Any \(n\)-th root of a complex number \(\large z=re^{i\theta}\) will have the form
\[\large z^{1/n}=r^{1/n}\left(\cos\left(\theta+\frac{2k\pi}{n}\right)+i\sin\left(\theta+\frac{2k\pi}{n}\right)\right)\]

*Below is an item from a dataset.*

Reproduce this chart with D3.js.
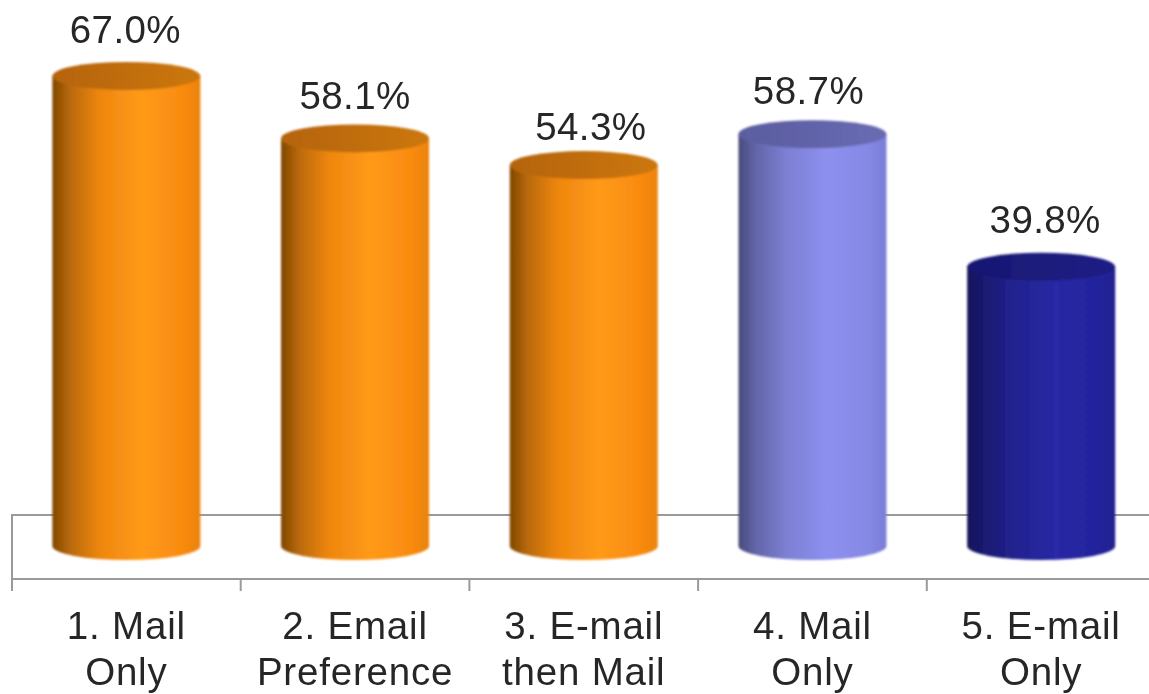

where \(k=0,1,2,\cdots,n-1\).

You're given that one such root is \(\large w_1=5e^{i\pi/12}\), which means the other 5 sixth roots, denoted \(w_2,\cdots w_6\), are
\[\large \begin{align*}w_2&=5\left(\cos\left(\frac{\pi}{12}+\frac{2\pi}{6}\right)+i\sin\left(\frac{\pi}{12}+\frac{2\pi}{6}\right)\right)\\
w_3&=5\left(\cos\left(\frac{\pi}{12}+\frac{4\pi}{6}\right)+i\sin\left(\frac{\pi}{12}+\frac{4\pi}{6}\right)\right)\\
&\vdots\\
w_6&=5\left(\cos\left(\frac{\pi}{12}+\frac{10\pi}{6}\right)+i\sin\left(\frac{\pi}{12}+\frac{10\pi}{6}\right)\right)
\end{align*}\]
\(z\) will be any of these raised to the sixth power.